● **DATASET RECORDS**:
________________________________________

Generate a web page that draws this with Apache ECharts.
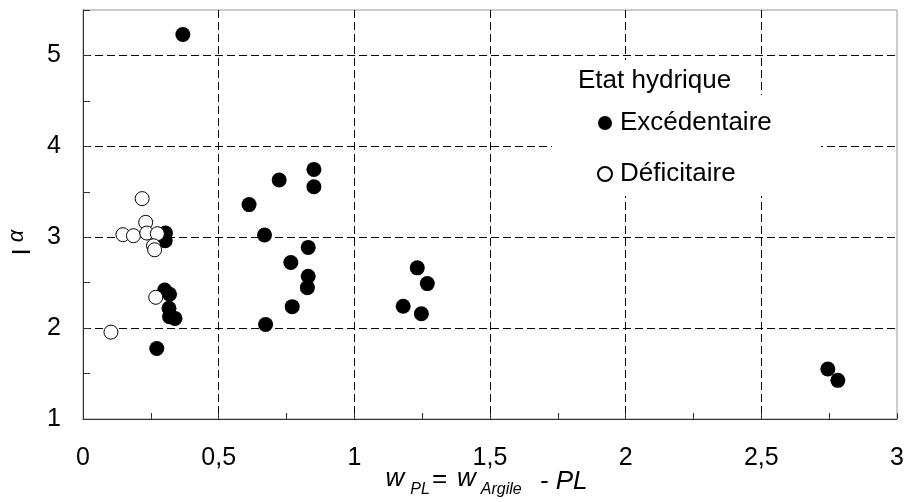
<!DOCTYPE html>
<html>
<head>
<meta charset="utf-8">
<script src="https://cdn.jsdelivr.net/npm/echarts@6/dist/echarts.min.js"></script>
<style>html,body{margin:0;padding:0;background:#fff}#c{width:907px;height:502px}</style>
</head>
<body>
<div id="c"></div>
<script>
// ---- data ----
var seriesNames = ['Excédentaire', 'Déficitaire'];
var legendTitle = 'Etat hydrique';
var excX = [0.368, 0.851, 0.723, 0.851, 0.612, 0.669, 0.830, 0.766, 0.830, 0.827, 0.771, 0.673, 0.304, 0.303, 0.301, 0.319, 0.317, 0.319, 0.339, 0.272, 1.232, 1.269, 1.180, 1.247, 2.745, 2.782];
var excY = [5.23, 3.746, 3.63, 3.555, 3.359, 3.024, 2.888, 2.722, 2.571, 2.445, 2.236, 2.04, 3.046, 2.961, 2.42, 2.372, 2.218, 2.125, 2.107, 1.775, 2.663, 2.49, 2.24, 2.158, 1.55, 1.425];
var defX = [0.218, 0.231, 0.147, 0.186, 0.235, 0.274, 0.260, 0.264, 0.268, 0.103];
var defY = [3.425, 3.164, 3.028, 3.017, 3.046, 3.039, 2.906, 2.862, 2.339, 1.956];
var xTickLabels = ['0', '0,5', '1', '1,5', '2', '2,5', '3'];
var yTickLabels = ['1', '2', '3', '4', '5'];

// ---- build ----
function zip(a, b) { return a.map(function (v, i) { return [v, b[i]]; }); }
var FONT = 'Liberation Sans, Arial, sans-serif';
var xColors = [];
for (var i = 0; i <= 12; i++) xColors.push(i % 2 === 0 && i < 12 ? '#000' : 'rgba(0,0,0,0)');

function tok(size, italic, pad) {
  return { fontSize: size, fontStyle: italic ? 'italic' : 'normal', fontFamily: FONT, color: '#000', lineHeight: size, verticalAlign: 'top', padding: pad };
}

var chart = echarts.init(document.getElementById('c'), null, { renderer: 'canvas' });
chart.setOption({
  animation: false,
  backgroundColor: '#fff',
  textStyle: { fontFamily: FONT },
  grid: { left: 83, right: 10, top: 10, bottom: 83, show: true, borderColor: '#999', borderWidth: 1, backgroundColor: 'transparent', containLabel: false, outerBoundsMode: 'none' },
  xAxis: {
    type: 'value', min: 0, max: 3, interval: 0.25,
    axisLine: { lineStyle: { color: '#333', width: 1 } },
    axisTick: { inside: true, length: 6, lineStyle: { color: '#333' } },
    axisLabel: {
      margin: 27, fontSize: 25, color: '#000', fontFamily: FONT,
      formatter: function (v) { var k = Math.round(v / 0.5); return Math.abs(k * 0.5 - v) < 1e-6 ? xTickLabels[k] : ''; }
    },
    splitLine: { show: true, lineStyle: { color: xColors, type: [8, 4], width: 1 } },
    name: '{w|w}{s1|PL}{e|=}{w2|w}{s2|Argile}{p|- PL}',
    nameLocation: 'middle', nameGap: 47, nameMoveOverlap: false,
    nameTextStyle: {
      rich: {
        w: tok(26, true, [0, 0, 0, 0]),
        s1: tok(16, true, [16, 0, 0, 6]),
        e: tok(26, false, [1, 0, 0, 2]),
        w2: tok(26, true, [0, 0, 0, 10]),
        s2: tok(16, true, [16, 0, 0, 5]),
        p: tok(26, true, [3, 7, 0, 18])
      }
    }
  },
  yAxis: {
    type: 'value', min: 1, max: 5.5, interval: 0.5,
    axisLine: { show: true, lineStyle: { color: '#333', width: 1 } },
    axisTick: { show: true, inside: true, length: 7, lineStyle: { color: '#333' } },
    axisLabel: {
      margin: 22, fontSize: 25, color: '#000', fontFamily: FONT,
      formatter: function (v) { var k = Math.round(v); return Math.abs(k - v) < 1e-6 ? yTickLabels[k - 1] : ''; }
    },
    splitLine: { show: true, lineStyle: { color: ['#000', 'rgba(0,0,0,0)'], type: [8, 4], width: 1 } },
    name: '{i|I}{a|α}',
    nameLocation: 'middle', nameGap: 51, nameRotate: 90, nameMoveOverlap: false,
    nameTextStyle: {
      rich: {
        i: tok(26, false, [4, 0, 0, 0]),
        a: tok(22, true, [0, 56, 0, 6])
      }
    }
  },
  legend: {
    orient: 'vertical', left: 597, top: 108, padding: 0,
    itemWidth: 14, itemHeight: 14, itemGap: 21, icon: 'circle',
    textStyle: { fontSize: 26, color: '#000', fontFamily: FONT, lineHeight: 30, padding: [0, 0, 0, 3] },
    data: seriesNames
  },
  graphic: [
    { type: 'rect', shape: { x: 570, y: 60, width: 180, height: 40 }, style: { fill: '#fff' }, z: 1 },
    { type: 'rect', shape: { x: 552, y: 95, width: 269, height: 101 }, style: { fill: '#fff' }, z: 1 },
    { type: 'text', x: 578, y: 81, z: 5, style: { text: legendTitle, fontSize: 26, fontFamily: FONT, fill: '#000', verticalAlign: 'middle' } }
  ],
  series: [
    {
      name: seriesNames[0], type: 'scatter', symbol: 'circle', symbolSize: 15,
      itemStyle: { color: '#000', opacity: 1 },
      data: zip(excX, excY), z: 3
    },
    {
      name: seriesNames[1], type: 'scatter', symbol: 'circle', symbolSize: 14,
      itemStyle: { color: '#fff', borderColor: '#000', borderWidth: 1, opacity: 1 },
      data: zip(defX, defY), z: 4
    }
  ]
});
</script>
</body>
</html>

________________________________________

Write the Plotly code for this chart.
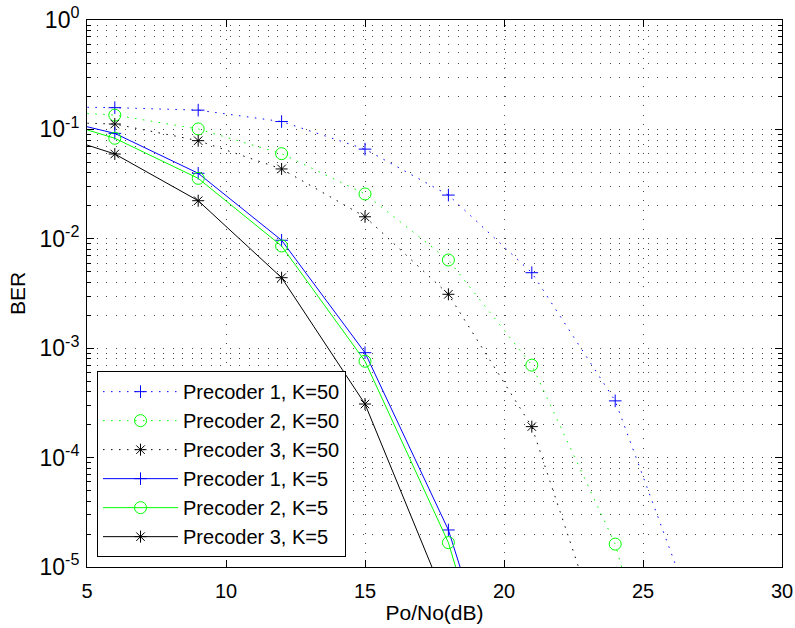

________________________________________

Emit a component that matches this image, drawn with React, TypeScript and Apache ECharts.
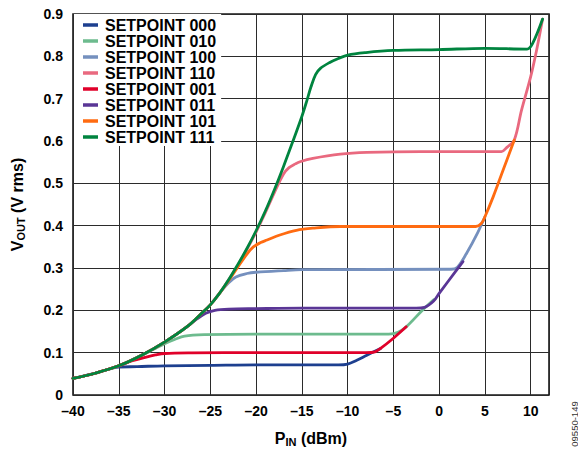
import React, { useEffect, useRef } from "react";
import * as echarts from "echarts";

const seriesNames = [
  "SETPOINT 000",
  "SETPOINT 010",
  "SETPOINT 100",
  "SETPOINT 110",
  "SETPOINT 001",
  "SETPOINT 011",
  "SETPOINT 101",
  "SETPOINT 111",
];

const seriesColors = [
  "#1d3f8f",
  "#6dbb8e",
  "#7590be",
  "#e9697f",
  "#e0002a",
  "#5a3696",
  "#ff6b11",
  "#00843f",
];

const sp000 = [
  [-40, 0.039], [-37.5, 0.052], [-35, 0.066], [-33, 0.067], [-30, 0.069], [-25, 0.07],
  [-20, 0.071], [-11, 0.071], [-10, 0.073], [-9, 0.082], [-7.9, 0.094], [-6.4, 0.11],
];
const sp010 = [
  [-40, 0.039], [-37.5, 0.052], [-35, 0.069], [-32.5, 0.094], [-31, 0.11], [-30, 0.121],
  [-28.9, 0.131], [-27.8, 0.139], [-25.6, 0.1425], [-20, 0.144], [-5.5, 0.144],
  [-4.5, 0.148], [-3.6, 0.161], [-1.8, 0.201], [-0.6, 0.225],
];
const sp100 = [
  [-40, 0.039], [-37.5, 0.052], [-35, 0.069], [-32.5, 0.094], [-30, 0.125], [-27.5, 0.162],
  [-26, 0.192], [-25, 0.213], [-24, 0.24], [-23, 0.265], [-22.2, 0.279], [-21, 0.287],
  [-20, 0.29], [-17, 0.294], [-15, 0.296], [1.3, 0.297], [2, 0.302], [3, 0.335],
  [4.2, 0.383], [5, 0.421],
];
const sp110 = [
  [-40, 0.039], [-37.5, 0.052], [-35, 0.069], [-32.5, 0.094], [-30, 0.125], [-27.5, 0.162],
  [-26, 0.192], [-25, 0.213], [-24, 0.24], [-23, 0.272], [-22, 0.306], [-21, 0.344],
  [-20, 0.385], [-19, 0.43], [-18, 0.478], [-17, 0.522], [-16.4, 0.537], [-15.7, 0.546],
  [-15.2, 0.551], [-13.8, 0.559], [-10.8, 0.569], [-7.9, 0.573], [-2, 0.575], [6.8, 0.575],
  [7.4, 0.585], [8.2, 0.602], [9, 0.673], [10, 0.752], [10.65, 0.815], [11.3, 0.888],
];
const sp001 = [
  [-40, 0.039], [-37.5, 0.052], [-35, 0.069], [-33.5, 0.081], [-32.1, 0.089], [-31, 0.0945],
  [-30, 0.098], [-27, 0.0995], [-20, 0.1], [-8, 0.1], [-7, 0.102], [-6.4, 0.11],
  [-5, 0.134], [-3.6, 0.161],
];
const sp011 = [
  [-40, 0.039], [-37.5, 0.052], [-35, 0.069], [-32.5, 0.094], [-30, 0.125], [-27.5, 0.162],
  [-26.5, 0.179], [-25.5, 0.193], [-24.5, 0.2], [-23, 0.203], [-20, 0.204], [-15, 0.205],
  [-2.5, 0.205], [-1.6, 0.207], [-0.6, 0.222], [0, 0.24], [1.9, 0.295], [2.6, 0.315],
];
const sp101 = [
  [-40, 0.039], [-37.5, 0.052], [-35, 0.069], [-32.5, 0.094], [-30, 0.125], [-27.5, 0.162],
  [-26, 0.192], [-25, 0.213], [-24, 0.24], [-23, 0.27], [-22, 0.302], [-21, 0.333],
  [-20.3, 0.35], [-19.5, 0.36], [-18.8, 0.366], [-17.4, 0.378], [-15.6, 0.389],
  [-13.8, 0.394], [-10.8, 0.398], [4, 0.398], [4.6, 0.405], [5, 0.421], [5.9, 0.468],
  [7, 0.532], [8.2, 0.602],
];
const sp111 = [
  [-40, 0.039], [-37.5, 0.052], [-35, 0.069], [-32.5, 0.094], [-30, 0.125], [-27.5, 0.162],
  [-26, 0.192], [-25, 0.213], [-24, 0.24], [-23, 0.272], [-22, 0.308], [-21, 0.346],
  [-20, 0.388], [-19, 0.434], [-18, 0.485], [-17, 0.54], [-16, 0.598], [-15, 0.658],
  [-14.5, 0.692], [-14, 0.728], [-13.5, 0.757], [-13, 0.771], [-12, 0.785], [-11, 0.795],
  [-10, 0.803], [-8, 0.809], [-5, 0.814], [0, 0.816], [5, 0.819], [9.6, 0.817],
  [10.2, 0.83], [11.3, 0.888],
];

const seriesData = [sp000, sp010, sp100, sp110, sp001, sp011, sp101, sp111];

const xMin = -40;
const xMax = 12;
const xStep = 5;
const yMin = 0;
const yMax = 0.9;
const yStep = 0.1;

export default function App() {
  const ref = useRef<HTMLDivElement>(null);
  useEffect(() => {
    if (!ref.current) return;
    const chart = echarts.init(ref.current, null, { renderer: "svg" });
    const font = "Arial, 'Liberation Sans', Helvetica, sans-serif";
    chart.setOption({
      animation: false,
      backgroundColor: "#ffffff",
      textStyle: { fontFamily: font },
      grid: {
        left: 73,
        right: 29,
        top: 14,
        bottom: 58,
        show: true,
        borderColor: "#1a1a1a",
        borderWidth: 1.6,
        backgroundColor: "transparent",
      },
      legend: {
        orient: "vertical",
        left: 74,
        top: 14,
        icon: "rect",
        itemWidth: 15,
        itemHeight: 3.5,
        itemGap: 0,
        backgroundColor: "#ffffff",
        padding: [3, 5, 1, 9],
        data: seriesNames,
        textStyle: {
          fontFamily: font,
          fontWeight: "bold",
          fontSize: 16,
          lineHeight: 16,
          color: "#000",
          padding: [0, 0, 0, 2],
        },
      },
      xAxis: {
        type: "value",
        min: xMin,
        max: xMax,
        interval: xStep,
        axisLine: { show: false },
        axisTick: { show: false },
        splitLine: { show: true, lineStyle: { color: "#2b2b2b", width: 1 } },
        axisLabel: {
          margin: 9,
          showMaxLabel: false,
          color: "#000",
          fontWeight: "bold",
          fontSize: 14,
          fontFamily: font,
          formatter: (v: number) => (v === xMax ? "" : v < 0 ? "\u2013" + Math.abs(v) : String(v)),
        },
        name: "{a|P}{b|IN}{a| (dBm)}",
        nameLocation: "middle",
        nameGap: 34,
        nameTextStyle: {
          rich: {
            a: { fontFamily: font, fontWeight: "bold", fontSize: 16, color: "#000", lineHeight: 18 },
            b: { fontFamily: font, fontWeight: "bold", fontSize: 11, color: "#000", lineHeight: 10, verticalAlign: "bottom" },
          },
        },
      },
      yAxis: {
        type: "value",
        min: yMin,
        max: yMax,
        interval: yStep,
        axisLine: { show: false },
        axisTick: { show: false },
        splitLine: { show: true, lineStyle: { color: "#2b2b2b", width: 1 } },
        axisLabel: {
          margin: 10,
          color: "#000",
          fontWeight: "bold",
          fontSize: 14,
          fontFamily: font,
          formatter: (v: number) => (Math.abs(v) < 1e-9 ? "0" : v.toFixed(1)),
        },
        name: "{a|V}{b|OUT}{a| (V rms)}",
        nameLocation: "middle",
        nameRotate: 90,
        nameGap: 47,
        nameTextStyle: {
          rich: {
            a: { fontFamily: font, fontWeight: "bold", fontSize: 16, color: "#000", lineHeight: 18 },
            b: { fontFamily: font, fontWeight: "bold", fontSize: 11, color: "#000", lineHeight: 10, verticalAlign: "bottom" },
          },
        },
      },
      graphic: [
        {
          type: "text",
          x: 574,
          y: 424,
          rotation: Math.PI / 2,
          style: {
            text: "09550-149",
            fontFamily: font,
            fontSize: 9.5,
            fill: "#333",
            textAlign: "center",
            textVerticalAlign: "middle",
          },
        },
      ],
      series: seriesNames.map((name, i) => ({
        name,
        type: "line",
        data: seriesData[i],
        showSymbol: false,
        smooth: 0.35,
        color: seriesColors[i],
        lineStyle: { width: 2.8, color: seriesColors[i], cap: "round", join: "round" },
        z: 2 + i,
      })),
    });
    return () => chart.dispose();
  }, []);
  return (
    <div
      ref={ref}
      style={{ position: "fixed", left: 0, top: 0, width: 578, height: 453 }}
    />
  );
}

________________________________________

● **PROBLEM STATEMENT**:
Everything from the line that contains "Generate a web" down to the line that contains "for (var i = 0;" should be written out exactly, end lines too, minus the pictures.

● **RESULT OF THE TASK**:
Generate a web page that draws this with Apache ECharts.
<!DOCTYPE html>
<html>
<head>
<meta charset="utf-8">
<script src="https://cdn.jsdelivr.net/npm/echarts@6/dist/echarts.min.js"></script>
<style>html,body{margin:0;padding:0;background:#fff}#c{width:907px;height:502px}</style>
</head>
<body>
<div id="c"></div>
<script>
// ---- data ----
var seriesNames = ['Excédentaire', 'Déficitaire'];
var legendTitle = 'Etat hydrique';
var excX = [0.368, 0.851, 0.723, 0.851, 0.612, 0.669, 0.830, 0.766, 0.830, 0.827, 0.771, 0.673, 0.304, 0.303, 0.301, 0.319, 0.317, 0.319, 0.339, 0.272, 1.232, 1.269, 1.180, 1.247, 2.745, 2.782];
var excY = [5.23, 3.746, 3.63, 3.555, 3.359, 3.024, 2.888, 2.722, 2.571, 2.445, 2.236, 2.04, 3.046, 2.961, 2.42, 2.372, 2.218, 2.125, 2.107, 1.775, 2.663, 2.49, 2.24, 2.158, 1.55, 1.425];
var defX = [0.218, 0.231, 0.147, 0.186, 0.235, 0.274, 0.260, 0.264, 0.268, 0.103];
var defY = [3.425, 3.164, 3.028, 3.017, 3.046, 3.039, 2.906, 2.862, 2.339, 1.956];
var xTickLabels = ['0', '0,5', '1', '1,5', '2', '2,5', '3'];
var yTickLabels = ['1', '2', '3', '4', '5'];

// ---- build ----
function zip(a, b) { return a.map(function (v, i) { return [v, b[i]]; }); }
var FONT = 'Liberation Sans, Arial, sans-serif';
var xColors = [];
for (var i = 0; i <= 12; i++) xColors.push(i % 2 === 0 && i < 12 ? '#000' : 'rgba(0,0,0,0)');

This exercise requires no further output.